Akimbo is a description of a stance: arms and legs flung out haphazardly (or sometimes, less chaotically, hands on hips with elbows turned out). Something that’s akimbo is less controlled, less predictable, and less coordinated. It’s an unexpected juxtaposition of body and limbs.
Nominated for eight Tony awards this year is the musical Kimberly Akimbo, a story of a teenager with a rare genetic condition that has sped up her aging process. At the start of the musical, Kimberly Levaco is fifteen but looks much older (the actress playing Kimberly is in her sixties). Kimberly’s sixteenth birthday is just around the corner, bittersweet because the average lifespan of people with Kimberly’s condition is sixteen.
It’s a heartbreaking story but also beautiful and uplifting. The story provides a reminder that what we “know” about ourselves and others benefits from constant reexamination.

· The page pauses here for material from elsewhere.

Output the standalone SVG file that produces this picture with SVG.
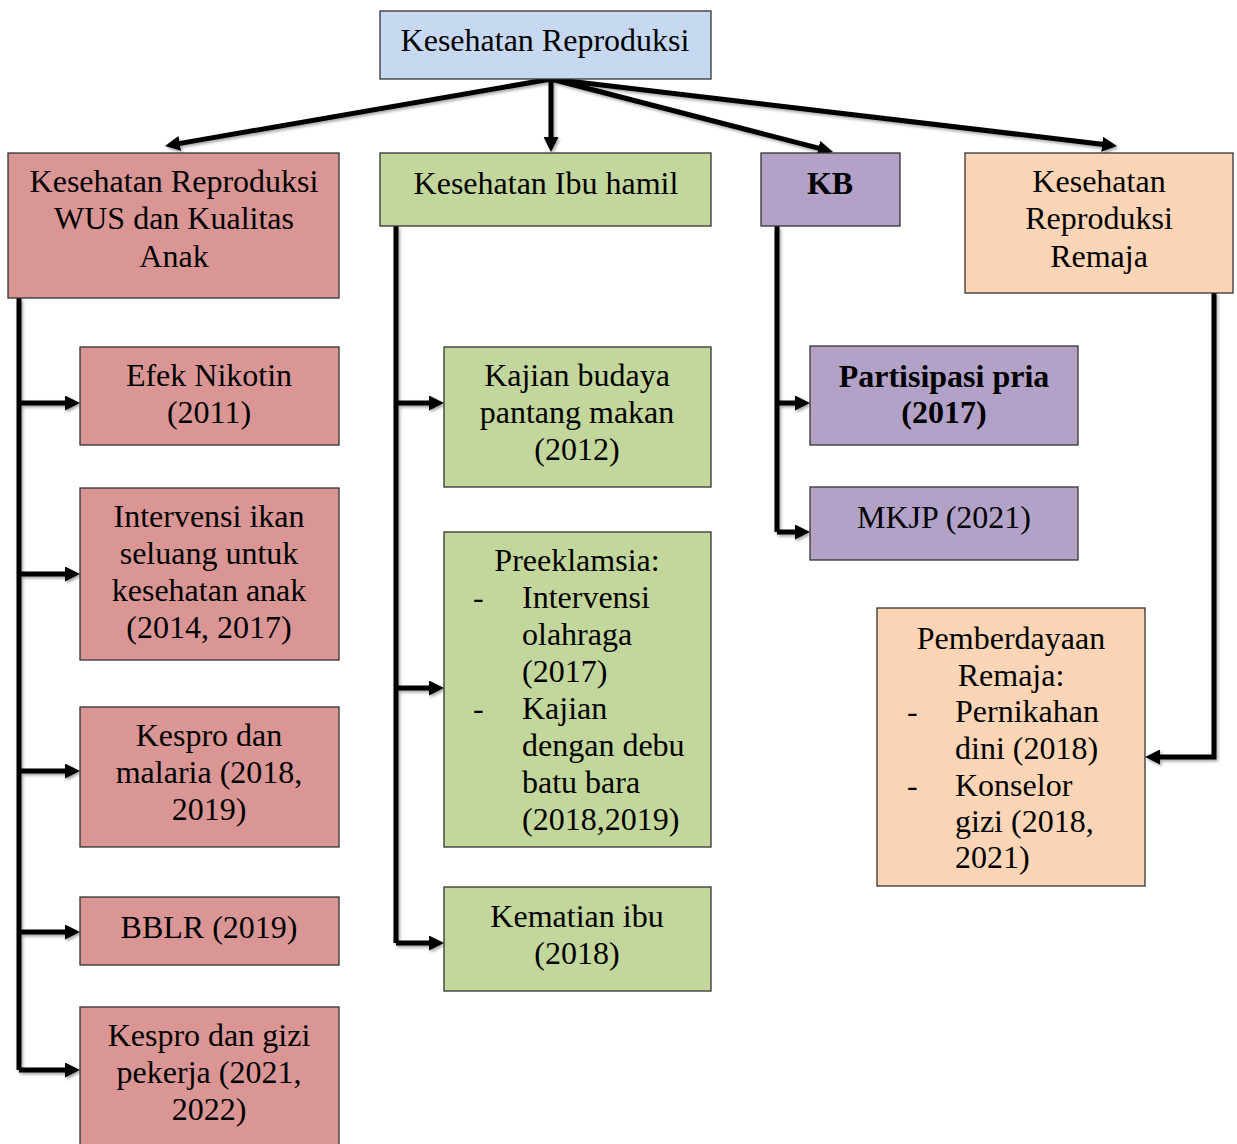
<svg xmlns="http://www.w3.org/2000/svg" width="1237" height="1144" viewBox="0 0 1237 1144">
<style>
.box{stroke:#333;stroke-width:1.3}
.blue{fill:#c6d9f1}.red{fill:#d99694}.green{fill:#c3d69b}.purple{fill:#b2a2c7}.peach{fill:#fbd5b5}
text{font-family:"Liberation Serif","Times New Roman",serif;font-size:32px;fill:#000}
.c{text-anchor:middle}
.b{font-weight:bold}
.conn{fill:none;stroke:#000;stroke-width:5;stroke-linejoin:miter}
</style>
<defs>
<marker id="arr" viewBox="0 0 15 15" refX="4" refY="7.5" markerWidth="15" markerHeight="15" markerUnits="userSpaceOnUse" orient="auto">
<path d="M0,0 L15,7.5 L0,15 z" fill="#000"/>
</marker>
<filter id="sh" x="-10%" y="-10%" width="120%" height="120%">
<feDropShadow dx="1.5" dy="2" stdDeviation="1.5" flood-color="#000" flood-opacity="0.35"/>
</filter>
</defs>

<g id="connectors" filter="url(#sh)">
<path class="conn" d="M551,79 L175.8,144.1" marker-end="url(#arr)"/>
<path class="conn" d="M551,79 L551,141" marker-end="url(#arr)"/>
<path class="conn" d="M551,79 L822.3,149.2" marker-end="url(#arr)"/>
<path class="conn" d="M551,79 L1106.1,144.7" marker-end="url(#arr)"/>

<path class="conn" d="M19,298 L19,1070"/>
<path class="conn" d="M19,403 L69,403" marker-end="url(#arr)"/>
<path class="conn" d="M19,574 L69,574" marker-end="url(#arr)"/>
<path class="conn" d="M19,771 L69,771" marker-end="url(#arr)"/>
<path class="conn" d="M19,932 L69,932" marker-end="url(#arr)"/>
<path class="conn" d="M19,1070 L69,1070" marker-end="url(#arr)"/>

<path class="conn" d="M396,226 L396,943"/>
<path class="conn" d="M396,403 L433,403" marker-end="url(#arr)"/>
<path class="conn" d="M396,688 L433,688" marker-end="url(#arr)"/>
<path class="conn" d="M396,943 L433,943" marker-end="url(#arr)"/>

<path class="conn" d="M777,226 L777,532"/>
<path class="conn" d="M777,403 L799,403" marker-end="url(#arr)"/>
<path class="conn" d="M777,532 L799,532" marker-end="url(#arr)"/>

<path class="conn" d="M1214,293 L1214,757 L1156,757" marker-end="url(#arr)"/>
</g>

<g id="root">
<rect class="box blue" x="380" y="11" width="331" height="68"/>
<text class="c" x="545" y="51">Kesehatan Reproduksi</text>
</g>

<g id="wus">
<rect class="box red" x="8" y="153" width="331" height="145"/>
<text class="c" x="174" y="192">Kesehatan Reproduksi</text>
<text class="c" x="174" y="229">WUS dan Kualitas</text>
<text class="c" x="174" y="267">Anak</text>
</g>

<g id="ibuhamil">
<rect class="box green" x="380" y="153" width="331" height="73"/>
<text class="c" x="546" y="194">Kesehatan Ibu hamil</text>
</g>

<g id="kb">
<rect class="box purple" x="761" y="153" width="139" height="73"/>
<text class="c b" x="830" y="194">KB</text>
</g>

<g id="remaja">
<rect class="box peach" x="965" y="153" width="268" height="140"/>
<text class="c" x="1099" y="192">Kesehatan</text>
<text class="c" x="1099" y="229">Reproduksi</text>
<text class="c" x="1099" y="267">Remaja</text>
</g>

<g id="nikotin">
<rect class="box red" x="80" y="347" width="259" height="98"/>
<text class="c" x="209" y="386">Efek Nikotin</text>
<text class="c" x="209" y="423">(2011)</text>
</g>

<g id="seluang">
<rect class="box red" x="80" y="488" width="259" height="172"/>
<text class="c" x="209" y="527">Intervensi ikan</text>
<text class="c" x="209" y="564">seluang untuk</text>
<text class="c" x="209" y="601">kesehatan anak</text>
<text class="c" x="209" y="638">(2014, 2017)</text>
</g>

<g id="malaria">
<rect class="box red" x="80" y="707" width="259" height="140"/>
<text class="c" x="209" y="746">Kespro dan</text>
<text class="c" x="209" y="783">malaria (2018,</text>
<text class="c" x="209" y="820">2019)</text>
</g>

<g id="bblr">
<rect class="box red" x="80" y="897" width="259" height="68"/>
<text class="c" x="209" y="938">BBLR (2019)</text>
</g>

<g id="gizipekerja">
<rect class="box red" x="80" y="1007" width="259" height="145"/>
<text class="c" x="209" y="1046">Kespro dan gizi</text>
<text class="c" x="209" y="1083">pekerja (2021,</text>
<text class="c" x="209" y="1120">2022)</text>
</g>

<g id="budaya">
<rect class="box green" x="444" y="347" width="267" height="140"/>
<text class="c" x="577" y="386">Kajian budaya</text>
<text class="c" x="577" y="423">pantang makan</text>
<text class="c" x="577" y="460">(2012)</text>
</g>

<g id="preeklamsia">
<rect class="box green" x="444" y="532" width="267" height="315"/>
<text class="c" x="577" y="571">Preeklamsia:</text>
<text x="473" y="608">-</text>
<text x="522" y="608">Intervensi</text>
<text x="522" y="645">olahraga</text>
<text x="522" y="682">(2017)</text>
<text x="473" y="719">-</text>
<text x="522" y="719">Kajian</text>
<text x="522" y="756">dengan debu</text>
<text x="522" y="793">batu bara</text>
<text x="522" y="830">(2018,2019)</text>
</g>

<g id="kematian">
<rect class="box green" x="444" y="887" width="267" height="104"/>
<text class="c" x="577" y="927">Kematian ibu</text>
<text class="c" x="577" y="964">(2018)</text>
</g>

<g id="pria">
<rect class="box purple" x="810" y="346" width="268" height="99"/>
<text class="c b" x="944" y="387">Partisipasi pria</text>
<text class="c b" x="944" y="423">(2017)</text>
</g>

<g id="mkjp">
<rect class="box purple" x="810" y="487" width="268" height="73"/>
<text class="c" x="944" y="528">MKJP (2021)</text>
</g>

<g id="pemberdayaan">
<rect class="box peach" x="877" y="608" width="268" height="278"/>
<text class="c" x="1011" y="649">Pemberdayaan</text>
<text class="c" x="1011" y="686">Remaja:</text>
<text x="907" y="722">-</text>
<text x="955" y="722">Pernikahan</text>
<text x="955" y="759">dini (2018)</text>
<text x="907" y="796">-</text>
<text x="955" y="796">Konselor</text>
<text x="955" y="832">gizi (2018,</text>
<text x="955" y="868">2021)</text>
</g>
</svg>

Early in the show, Kimberly and her classmate Seth decide to do their science presentation together. Seth’s hobby is making anagrams of people’s names, and as they sit together on beanbag chairs in the library, he works through an anagram of Kimberly’s name while she thinks about how much she likes his way of looking at the world. In the song “Anagram,” available here (I recommend listening to it–so good!), she sings:
I like the way you see the world
I like your point of view
A little sly, a little strange, a little bit askew
I like the way you look at life
And think outside the box
A little odd, a little off, a bit unorthodox
As she sings, Seth keeps working through the possibilities (“okra, cobra, marble, barley …”) and Kimberly realizes that the exercise is more than a language game:
Oh, with the turn of a letter
Oh, everything’s better
I wonder how you see the things you see
With a change of perspective
Kimberly’s recognition at this moment of the central role of perspective creates more open space and possibility in her own life, which is especially meaningful given her circumstances. The willingness to see things another way–to have a perspective capable of going “akimbo”–is often a necessary condition to making progress in conflict and difficult situations more generally.
Seth finally comes up with “cleverly akimbo,” perfectly capturing the unique, wise, adolescent, off-kilter Kimberly.
Without giving too much more of the story away, allow me to recommend one more song, Great Adventure. Have a wonderful May!